Вообще отношения с литературой как современной, так и классической у Д. Драгунского очень непростые. Творческое кредо выражено предельно ясно («Книжку, что ли, почитать?», «безответственно и непродуманно»): «Я разлюбил тонких стилистов». Ну, это понятно из вышеприведённого примера.
Вот ещё более категорично: «За что я особенно люблю современную литературу, так это за то, что её можно не читать» («Писатель и современность», «полное собрание сочинений и писем»). Ах, если бы её ещё мог бы кое-кто и не писать…
Было бы странно, если бы человек столь тонкой душевной и творческой организации (по мнению вышеупомянутых критиков) остался в стороне от оценки классического наследия. Не остался. И даже переписал. Из «Анны Карениной» Льва Николаевича получился обрубочек «Пять фраз» («все счастливые семьи несчастны по-всякому»). От «Мастера и Маргариты» Михаила Афанасьевича – «Рита и специалист» («недалеко от Патриарших»).
Ну а как обойти Александра Сергеевича? Не обошёл. В рассказе «Пушкин плюс» с надзаголовком «и долго буду тем любезен я…» безупречный и мудрый стилист Д. Драгунский, рассуждая на тему, что было бы, если бы Пушкин дожил до возраста Горчакова, приходит к ожидаемому умозаключению: «А может, и советской власти не было бы». Почему к ожидаемому? А что ещё ждать от главного редактора журнала «Космополис» и члена Комиссии по идеологии Федерального политсовета партии «Союз правых сил»? Не хотелось бы в рецензии говорить о политике, но поскольку исследуемый сам туда завернул по дороге к Парнасу, куда ж нам без неё? Подозреваю, что именно за подобные пассажи Д. Быков оценил нашего автора как писателя, который «говорит то, что говорить не принято, и безошибочно попадает в самые больные точки». Хотя кого сейчас удивишь плевками в прошлое?
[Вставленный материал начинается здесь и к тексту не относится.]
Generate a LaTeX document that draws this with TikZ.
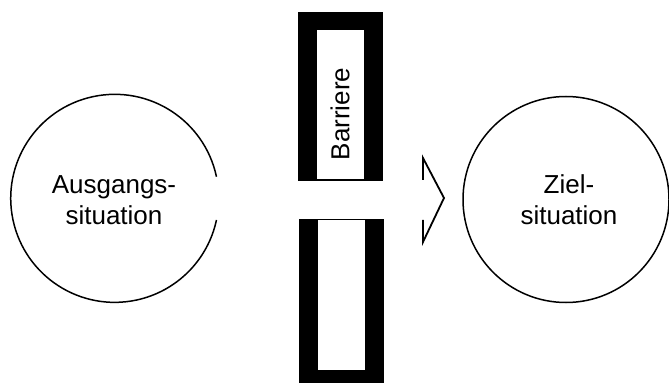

Удивляет другое – чем ему-то, Денису Викторовичу, насолило это самое советское прошлое? Наверное, «ужасами тоталитарного режима» воспринимались им многомиллионные тиражи произведений отца (произведений, кстати, куда как более талантливых и добрых)?
Кстати, о тиражах. Не так давно автору «Плохого мальчика» пришлось разместить в Интернете объявление: «Сам себя не отрекламируешь… ЕСЛИ ВДРУГ КТО-ТО ЖИВЁТ РЯДОМ, тогда – 12 марта, в пятницу, в 18 часов. Я буду настырно расхваливать свою книжку в Доме книги в Медведково». И вроде бы шутливое признание, а грустно. И как диагноз звучит наречие «настырно». Именно так в основном прокладывают себе путь к литературному успеху те, чьи опусы в лучшем случае заслуживают подзаголовка: «Для домашнего потребления». И тут самое место автору обратиться к своему же рассказу «По вечерам над ресторанами» («этнография и антропология»). В нём герой, писатель, которого ну никак не хотели воспринимать всерьёз в ресторанах, наконец заявился туда с карманами, полными денег: «Подходит официант. Я развалился в кресле, раскрыл меню и говорю этак вальяжно:
– Ну, что вы нам посоветуете?
Он посмотрел на меня и сказал:
– Поужинать дома».
Заключение же по состоянию «Плохого мальчика» можно сделать его же словами: «Что хотел сказать автор? Что, кому, чего ради? Зачем он это всё? Про что? Цель и смысл?» («Континуум», «критическая масса»).
А ещё грустно оттого, что нет на этих отмороженных шалунов матери, которая бы «грозила им в окно».
Плохой мальчик: Рассказы (1–173). – М.: РИПОЛ классик, 2010. – 448 с. – (Нет такого слова).